The Argument For Morality. The third in a series looking at C.S.Lewis' arguments for the Christian God.This argument can be dismissed fairly easily. In essence it goes as follows:
- Objective morals can only come from God.
- Objective morals exist.
- Therefore God exists.
But even allowing for that excuse, there is no real excuse for Lewis simply dismissing natural explanations for morals out of hand, and there is no excuse for his leap to the conclusion that the only god on offer is his own favourite one, even if he had established his first premise.
I have blogged previously about how this mistaken model of the origin of human morality leads us to expect a pattern of human cultures which is at odds with reality in Xeno's Religious Paradox. Lewis, as a scholar in Greek, Roman and Medieval history, must have been aware of differences in morals between societies and changes in those morals over time, yet he chose to ignore that.
Although he was notoriously insular, only leaving Britain once as a WWI soldier to fight briefly in France before being repatriated wounded, he cannot have been unaware that non-Christian countries also have morals which are objectively no better or worse than those of Christian England. Unless he was assuming, as was common for the English upper classes in those days, that the English had the best morals and the cultural superiority given them specially by an English-speaking god, therefore other cultures and other moralities could be dismissed and ignored as irrelevant.
But leaving that aside, C.S.Lewis' reasoning is little more that a God of the Gaps argument - because he can't think of, or doesn't know of, an explanation for the origin and development of morals in human culture, it must have been the locally popular god.
Objective Morals Exist. The circularity in Lewis' reasoning is astoundingly obvious and breathtakingly audacious. Our morals must be objective because they come from God; they must come from God because they are objective. Come on! Really!
So, does God tell us it's wrong to hurt babies and mug old ladies because it is wrong, or is it wrong to hurt babies and mug old ladies just because God says so? If the former, from what higher authority does God derive that knowledge? If the latter, in what way is the arbitrary and capricious whim of a god objective? If morals are objective and come from a god, there must exist a standard by which this is measured and the god must be constrained by that standard. And who or what set up that standard?
In fact, in attempting to fill the gap with a god, Lewis merely moves the question back one and we are left wondering where the god gets objective morals from. An infinite regress of higher gods, perhaps? Just as the argument from first cause begs the questions, what caused the first cause? or why can the first cause argument be suspended when it suits? so Lewis' argument doesn't answer the question it purports to address.
In fact, what we have is exactly what we would expect of cultures, including moral codes and ethics, if they evolved from a common ancestor by an evolutionary process driven by local environmental conditions which included the presence in the meme pool of superstitions and notions of local or tribal gods and supernatural spirits.
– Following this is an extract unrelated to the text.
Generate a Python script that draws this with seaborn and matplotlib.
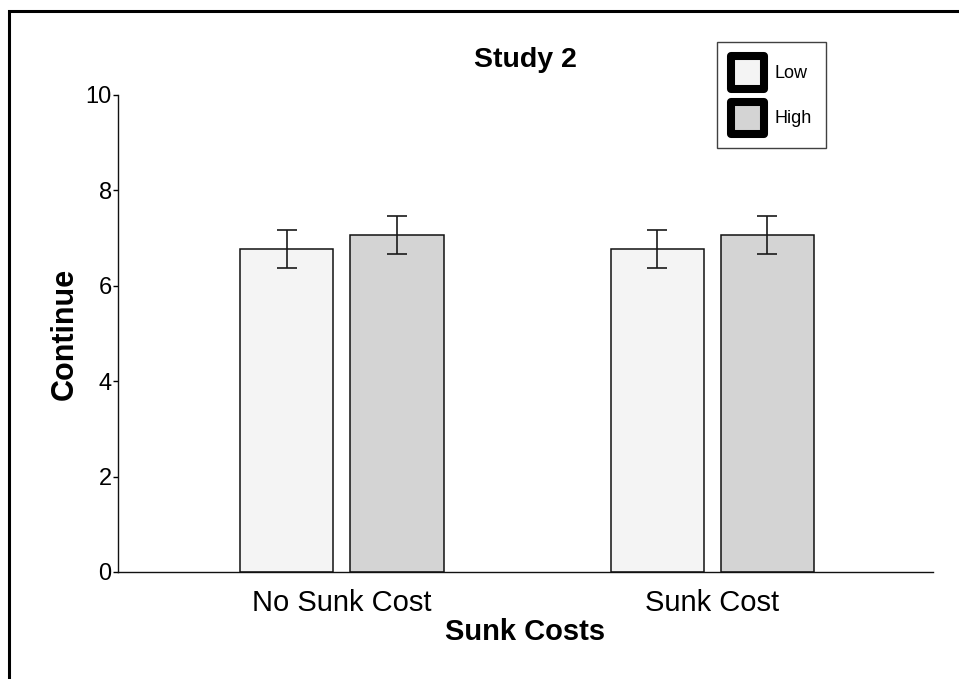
import numpy as np
import pandas as pd
import matplotlib
matplotlib.use("Agg")
import matplotlib.pyplot as plt
from matplotlib.patches import Rectangle
import seaborn as sns

# data
sunk_costs = ["No Sunk Cost", "Sunk Cost"]
levels = ["Low", "High"]
low_means = [6.78, 6.78]
high_means = [7.06, 7.06]
low_err = [0.40, 0.40]
high_err = [0.40, 0.40]
bar_colors = {"Low": "#f4f4f4", "High": "#d4d4d4"}

df = pd.DataFrame({
    "Sunk Costs": sunk_costs * 2,
    "Level": ["Low"] * 2 + ["High"] * 2,
    "Continue": low_means + high_means,
})
errs = {"Low": low_err, "High": high_err}

sns.set_style("white")
plt.rcParams["font.family"] = ["Liberation Sans", "DejaVu Sans"]
plt.rcParams["text.color"] = "black"
plt.rcParams["axes.labelcolor"] = "black"
plt.rcParams["xtick.color"] = "black"
plt.rcParams["ytick.color"] = "black"

fig = plt.figure(figsize=(9.59, 6.79), dpi=100)
ax = fig.add_axes([0.123, 0.1576, 0.850, 0.7025])

sns.barplot(data=df, x="Sunk Costs", y="Continue", hue="Level",
            hue_order=levels, order=sunk_costs, palette=bar_colors,
            errorbar=None, width=0.595, gap=0.155,
            edgecolor="#111111", linewidth=1.1, ax=ax)

# error bars on top of each bar
for cont, lev in zip(ax.containers, levels):
    for bar, e in zip(cont, errs[lev]):
        xc = bar.get_x() + bar.get_width() / 2
        ax.errorbar(xc, bar.get_height(), yerr=e, color="#1a1a1a",
                    elinewidth=1.2, capsize=7, capthick=1.2, zorder=5)

ax.set_xlim(-0.605, 1.597)
ax.set_ylim(0, 10)
ax.set_yticks([0, 2, 4, 6, 8, 10])
ax.spines["top"].set_visible(False)
ax.spines["right"].set_visible(False)
for s in ["left", "bottom"]:
    ax.spines[s].set_color("#111111")
    ax.spines[s].set_linewidth(1.0)

ax.tick_params(axis="y", labelsize=17, length=3.5, width=1.0, pad=1,
               left=True, colors="black")
ax.tick_params(axis="x", labelsize=21, length=0, pad=12, colors="black")
ax.set_xlabel("Sunk Costs", fontsize=21, fontweight="bold", labelpad=1)
ax.set_ylabel("Continue", fontsize=22, fontweight="bold", labelpad=4)
ax.set_title("Study 2", fontsize=20.5, fontweight="bold", pad=20)

handles, labels = ax.get_legend_handles_labels()
ax.get_legend().remove()
leg = ax.legend(handles, labels, loc="upper left",
                bbox_to_anchor=(717 / 959, 1 - 42 / 679),
                bbox_transform=fig.transFigure, borderaxespad=0,
                fontsize=13, handlelength=1.8, handleheight=2.36,
                labelspacing=0.72, handletextpad=0.6, borderpad=0.8,
                fancybox=False, frameon=True)
leg.get_frame().set_edgecolor("#111111")
leg.get_frame().set_linewidth(1.0)
for p in leg.get_patches():
    p.set_linewidth(5.8)
    p.set_edgecolor("black")
    p.set_joinstyle("round")

# border of the original screenshot (only top and left visible)
fig.patches.append(Rectangle((9 / 959, -1), 2, 2 - 11 / 679,
                             transform=fig.transFigure, fill=False,
                             edgecolor="black", linewidth=2.2))

fig.savefig("out.png", dpi=100)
Like an evolving family of species, we would expect common basic features and regional differences produced by local environmental conditions, and this is precisely what we see.
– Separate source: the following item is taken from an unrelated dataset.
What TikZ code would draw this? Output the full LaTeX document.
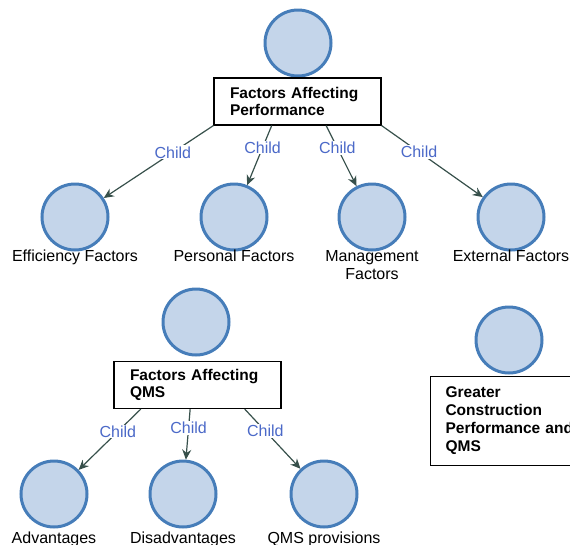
\documentclass[tikz,border=0pt]{standalone}
\usepackage{fontspec}
\setmainfont{Liberation Sans}
\usetikzlibrary{arrows.meta}
\definecolor{ringblue}{RGB}{70,125,185}
\definecolor{ballfill}{RGB}{196,213,234}
\definecolor{linkgray}{RGB}{55,80,75}
\definecolor{childblue}{RGB}{75,105,200}

\begin{document}
\begin{tikzpicture}[x=1pt, y=-1pt,
    ball/.style={draw=ringblue, fill=ballfill, line width=3pt, circle, minimum size=66pt, inner sep=0pt},
    box/.style={draw, fill=white, line width=1.1pt, align=left, inner xsep=16pt, text width=135pt, minimum height=47pt,
        font=\bfseries\fontsize{15.5}{17}\selectfont},
    lbl/.style={anchor=base, align=center, inner sep=0pt, font=\fontsize{16}{18}\selectfont},
    kid/.style={pos=.37, fill=white, inner sep=1pt, text=childblue, font=\fontsize{16}{18}\selectfont},
    link/.style={draw=linkgray, line width=1.2pt, -{Stealth[length=10pt,width=9pt]}}]
            \useasboundingbox (0,0) rectangle (570,544);
            \clip (0,0) rectangle (570,544);

            % performance tree
            \draw (298,43) node[ball] (top) {};
            \draw (297.5,101.5) node[box] (perf) {Factors Affecting\\Performance};
            \draw (75,217) node[ball] (eff) {};
            \draw (234,217) node[ball] (pers) {};
            \draw (372,217) node[ball] (mgmt) {};
            \draw (511,217) node[ball] (ext) {};
            \draw (75,261) node[lbl] (efftxt) {Efficiency Factors};
            \draw (234,261) node[lbl] (perstxt) {Personal Factors};
            \draw (372,279) node[lbl] (mgmttxt) {Management\\Factors};
            \draw (511,261) node[lbl] (exttxt) {External Factors};

            \draw[link] (perf.south west) -- node[kid] {Child} (eff);
            \draw[link] (perf.-137) -- node[kid] {Child} (pers);
            \draw[link] (perf.-40) -- node[kid] {Child} (mgmt);
            \draw[link] (perf.south east) -- node[kid] {Child} (ext);

            % QMS tree
            \draw (196,322) node[ball] (qtop) {};
            \draw (197.5,385) node[box] (qms) {Factors Affecting\\QMS};
            \draw (54,494) node[ball] (adv) {};
            \draw (183,494) node[ball] (dis) {};
            \draw (324,494) node[ball] (prov) {};
            \draw (54,543) node[lbl] (advtxt) {Advantages};
            \draw (183,543) node[lbl] (distxt) {Disadvantages};
            \draw (324,543) node[lbl] (provtxt) {QMS provisions};

            \draw[link] (qms.-157) -- node[kid] {Child} (adv);
            \draw[link] (qms.-107) -- node[kid] {Child} (dis);
            \draw[link] (qms.-27) -- node[kid] {Child} (prov);

            % single node
            \draw (509,340) node[ball] (gtop) {};
            \draw (430,376) node[box, anchor=north west, text width=150pt, inner xsep=15pt, minimum height=89pt,
                font=\bfseries\fontsize{15.5}{18}\selectfont] (greater)
                {Greater\\Construction\\Performance and\\QMS};
        \end{tikzpicture}
\end{document}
None of this requires the inclusion of supernatural magic in the explanation merely to fill the gaps or, more likely in the case of C.S.Lewis' argument from morality, to arrive at the desired conclusion in order to rationalise a belief for which there was no objective evidence. And nor are we left with an infinite regress of origins and no real answer to the question.
But how well that pandered to the English desire to believe we had the best morals because we had the right god, just so long as we ignored the fact that Lewis' argument was no less valid for any god in any culture with any set of morals which they believe their god had given them and which were therefore 'objective' morals. No, it was much more satisfying to sit back in smug self-satisfaction secure in the knowledge that an Oxford don had confirmed that we were paragons of Christian virtue surrounded by countries who didn't quite measure up, and others beyond the Pale who had no idea of right and wrong and who were lucky to have us there to civilise them, as God had intended.